25 February 2011

"Today, we are all Joan Miró."

So says Jonathan Jones in this essay in The Guardian. In so doing he places a finger on the moralistic types who condemn violence and oppression but, when the chips are down, are unprepared not only "to fight for justice but also to face and tell the truth." Miró, it seems, fell into that category during the Spanish Civil War. I'll take Jones's word for that since I don't know the actual history. So, let's assume that Miró both could've taken up arms in the Republican cause and didn't.

The hero of this piece is Orwell - the anti-Miró - who both set off to fight the fascists in Spain and (in Homage to Catalonia) frankly exposed the foibles and hypocrisies of the Republican coalition. I agree with Jones on the need to engage in politics not philanthropy or posturing. But I disagree that "fine words ... spoken in support of fine ideals" are necessarily empty or cheap. And I suggest too that it was difficult enough to set off to fight fascists in Spain - where it was relatively easy to tell the good guys from the bad. In many (perhaps not all) conflicts today the demarcation is murkier.

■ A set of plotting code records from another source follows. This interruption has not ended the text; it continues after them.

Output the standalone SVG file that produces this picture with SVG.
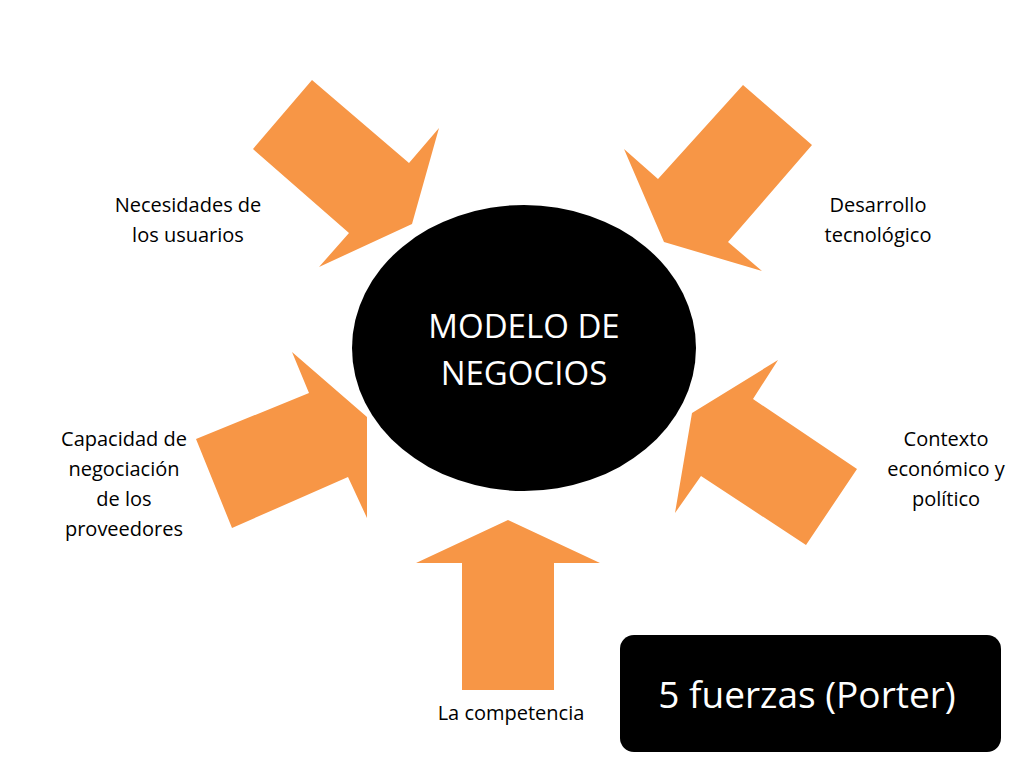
<svg xmlns="http://www.w3.org/2000/svg" width="1024" height="768" viewBox="0 0 1024 768">
<style>
.arr{fill:#F79646}
.lbl{font-family:"Open Sans","Liberation Sans",sans-serif;font-size:20px;fill:#000;text-anchor:middle}
.w{font-family:"Open Sans","Liberation Sans",sans-serif;fill:#fff;text-anchor:middle}
</style>
<rect width="1024" height="768" fill="#fff"/>
<g id="connectors">
<polygon class="arr" points="312,80 409,163 439,128 412,224 319,267 349,233 253,149"/>
<polygon class="arr" points="743,85 812,145 728,242 762,271 664,242 624,149 658,179"/>
<polygon class="arr" points="196,439 309,393 292,352 367,417 367,518 348,477 232,528"/>
<polygon class="arr" points="857,469 806,545 701,476 675,513 692,413 778,360 753,399"/>
<polygon class="arr" points="508,520 600,563 554,563 554,690 462,690 462,563 416,563"/>
</g>
<g id="center">
<ellipse cx="524" cy="348" rx="172" ry="143" fill="#000"/>
<text class="w" font-size="33" x="524" y="338">MODELO DE</text>
<text class="w" font-size="33" x="524" y="385">NEGOCIOS</text>
</g>
<g id="n1"><text class="lbl" x="188" y="212">Necesidades de</text><text class="lbl" x="188" y="242">los usuarios</text></g>
<g id="n2"><text class="lbl" x="878" y="212">Desarrollo</text><text class="lbl" x="878" y="242">tecnológico</text></g>
<g id="n3"><text class="lbl" x="124" y="446">Capacidad de</text><text class="lbl" x="124" y="476">negociación</text><text class="lbl" x="124" y="506">de los</text><text class="lbl" x="124" y="536">proveedores</text></g>
<g id="n4"><text class="lbl" x="946" y="446">Contexto</text><text class="lbl" x="946" y="476">económico y</text><text class="lbl" x="946" y="506">político</text></g>
<g id="n5"><text class="lbl" x="511" y="720">La competencia</text></g>
<g id="title">
<rect x="620" y="635" width="381" height="117" rx="14" fill="#000"/>
<text class="w" font-size="37" x="807" y="708">5 fuerzas (Porter)</text>
</g>
</svg>
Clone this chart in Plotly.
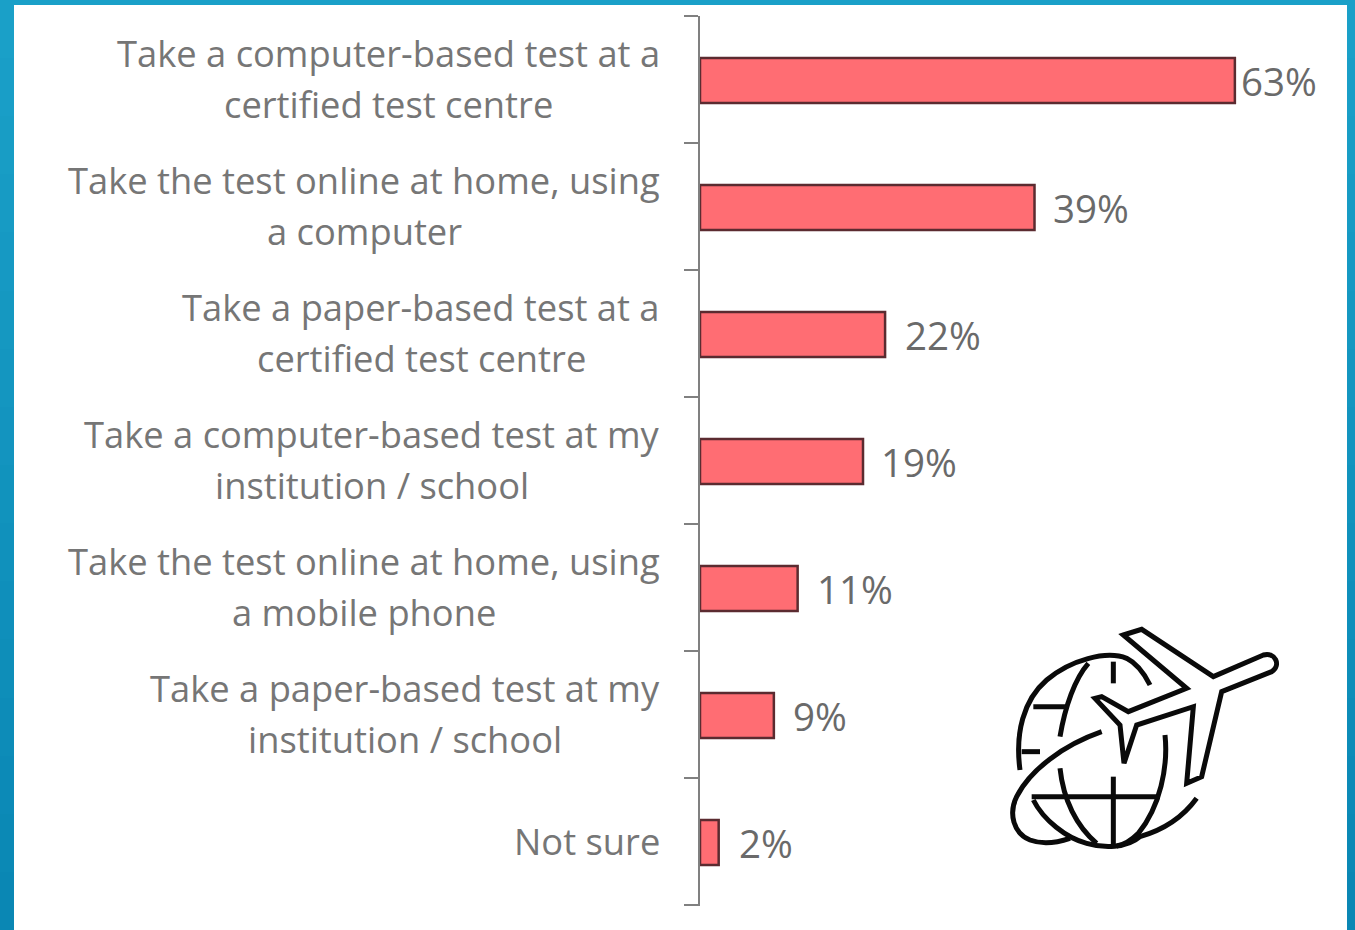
import plotly.graph_objects as go

W, H = 1355, 930

# ---- data ----
categories = [
    "Take a computer-based test at a certified test centre",
    "Take the test online at home, using a computer",
    "Take a paper-based test at a certified test centre",
    "Take a computer-based test at my institution / school",
    "Take the test online at home, using a mobile phone",
    "Take a paper-based test at my institution / school",
    "Not sure",
]
category_lines = [
    ["Take a computer-based test at a", "certified test centre"],
    ["Take the test online at home, using", "a computer"],
    ["Take a paper-based test at a", "certified test centre"],
    ["Take a computer-based test at my", "institution / school"],
    ["Take the test online at home, using", "a mobile phone"],
    ["Take a paper-based test at my", "institution / school"],
    ["Not sure"],
]
values = [63, 39.4, 21.8, 19.2, 11.5, 8.7, 2.2]
value_labels = ["63%", "39%", "22%", "19%", "11%", "9%", "2%"]

# ---- styling / layout ----
label_font = dict(family="Open Sans", size=36.3, color="#767676")
value_font = dict(family="Open Sans", size=38.5, color="#6a6a6a")
label_centres = [388, 364, 421, 372, 364, 405, 587]
label_gaps = [4, 16, 18, 16, 17, 17, 18]
AX_X, PX_PER_UNIT, PLOT_R = 700, 8.49, 1335
PLOT_T, PLOT_B = 16, 905
AXIS_GREY = "#808080"


def px(x):
    return x / W


def py(y):
    return 1 - y / H


def icon_path(d):
    """Icon outline written in pixels relative to the icon box, scaled 1/3."""
    out = []
    for tok in d.split():
        if tok[0].isalpha():
            out.append(tok[0])
            tok = tok[1:]
        if not tok:
            continue
        a, b = tok.split(",")
        out.append(f"{px(980 + float(a) / 3):.5f},{py(600 + float(b) / 3):.5f}")
    return " ".join(out)


icon_paths = [
    # plane
    "M430,105 L485,88 L700,230 L850,165 C885,155 905,195 875,215 L725,275 L665,530 L620,550 "
    "L640,320 L470,375 L432,490 L420,375 L345,295 L365,290 L445,335 L620,265 Z",
    # globe, upper-left arc
    "M120,510 C105,400 130,300 200,240 C270,180 380,150 440,175 C470,190 495,225 510,255",
    "M325,190 C285,235 255,320 240,410",
    "M400,185 L400,250",
    "M160,320 L255,320",
    "M125,455 L180,455",
    # orbit
    "M365,395 C250,435 150,510 110,590 C85,640 100,700 150,720 C190,735 240,725 270,715",
    # lower globe
    "M240,505 C250,600 290,680 350,730",
    "M160,600 C190,660 260,715 320,730 C370,745 440,745 480,710 C550,690 610,650 650,595",
    "M555,405 C565,500 540,620 475,700 C455,720 430,735 410,738",
    "M400,530 L400,740",
    "M155,590 L540,590",
]

shapes = []
# blue frame, lightly graded from top to bottom
STEPS = 16
top, bottom = (26, 160, 200), (10, 135, 180)
for i in range(STEPS):
    t = i / (STEPS - 1)
    col = "rgb(%d,%d,%d)" % tuple(round(a + (b - a) * t) for a, b in zip(top, bottom))
    y_top = round(H * i / STEPS)
    y_bot = H if i == STEPS - 1 else round(H * (i + 1) / STEPS) + 2
    shapes.append(dict(type="rect", xref="paper", yref="paper", layer="below",
                       x0=0, x1=1, y0=py(y_bot), y1=py(y_top),
                       fillcolor=col, line_width=0))
shapes.append(dict(type="rect", xref="paper", yref="paper", layer="below",
                   x0=px(14), x1=px(1347), y0=0, y1=py(5),
                   fillcolor="white", line_width=0))
# closing tick at the foot of the axis
shapes.append(dict(type="line", xref="paper", yref="paper",
                   x0=px(AX_X - 16), x1=px(AX_X), y0=py(PLOT_B), y1=py(PLOT_B),
                   line=dict(color=AXIS_GREY, width=2)))
for d in icon_paths:
    shapes.append(dict(type="path", xref="paper", yref="paper", path=icon_path(d),
                       line=dict(color="#0a0a0a", width=5), fillcolor="rgba(0,0,0,0)"))

annotations = []
for cat, lines, centre, val, lab, gap in zip(categories, category_lines, label_centres,
                                             values, value_labels, label_gaps):
    offs = [26.5, -24.5] if len(lines) == 2 else [1]
    for line, off in zip(lines, offs):
        annotations.append(dict(text=line, xref="paper", x=px(centre), yref="y", y=cat,
                                xanchor="center", yanchor="middle", yshift=off,
                                showarrow=False, font=label_font))
    annotations.append(dict(text=lab, xref="x", x=val, yref="y", y=cat, xanchor="left",
                            yanchor="middle", xshift=gap, yshift=-1,
                            showarrow=False, font=value_font))

fig = go.Figure(go.Bar(
    x=values, y=categories, orientation="h", width=0.355, offset=-0.17,
    marker=dict(color="#ff6d73", line=dict(color="#5b2b30", width=2.5)),
    hoverinfo="skip",
))
fig.update_layout(
    width=W, height=H, autosize=False,
    margin=dict(l=0, r=0, t=0, b=0, pad=0),
    paper_bgcolor="#1294be", plot_bgcolor="rgba(0,0,0,0)",
    showlegend=False, shapes=shapes, annotations=annotations,
    xaxis=dict(domain=[px(AX_X), px(PLOT_R)], range=[0, (PLOT_R - AX_X) / PX_PER_UNIT],
               visible=False, fixedrange=True),
    yaxis=dict(domain=[py(PLOT_B), py(PLOT_T)], autorange=False, range=[6.5, -0.5],
               categoryorder="array", categoryarray=categories,
               tickson="boundaries", ticks="outside", ticklen=14, tickwidth=2,
               tickcolor=AXIS_GREY, showticklabels=False, showgrid=False,
               showline=True, linecolor=AXIS_GREY, linewidth=2, zeroline=False,
               anchor="x", fixedrange=True),
)
fig.write_html("out.html", config=dict(displayModeBar=False),
               post_script="document.body.style.margin='0';document.body.style.overflow='hidden';")
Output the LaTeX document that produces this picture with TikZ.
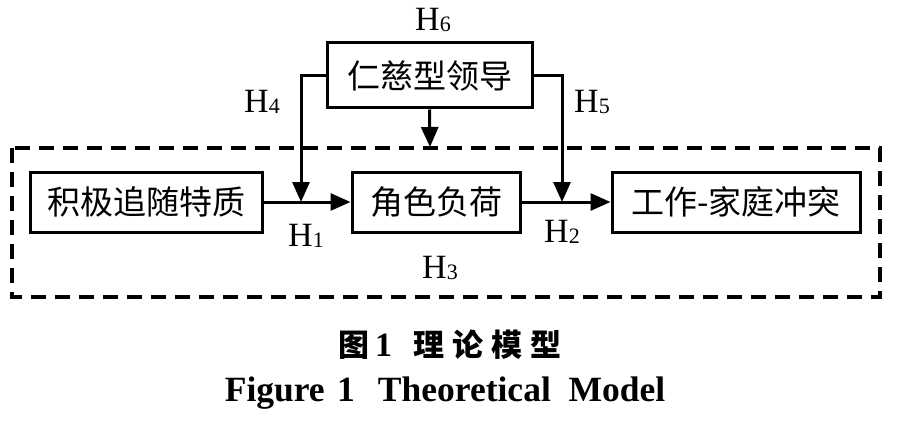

And the complicity is deeper too, I suspect. Mubarak, of course was our client; and so too was Saddam Hussein. Our Naval fleet, I believe, anchors in Bahrain. Ought we be taking up arms? Would doing so now be too late? Now, once the people in Tunisia, Egypt, Bahrain, Yemen, Libya and lord knows where else have taken to the streets, should we be there providing armed protection? Just what is Jones suggesting? Is he trading moralism for delusion?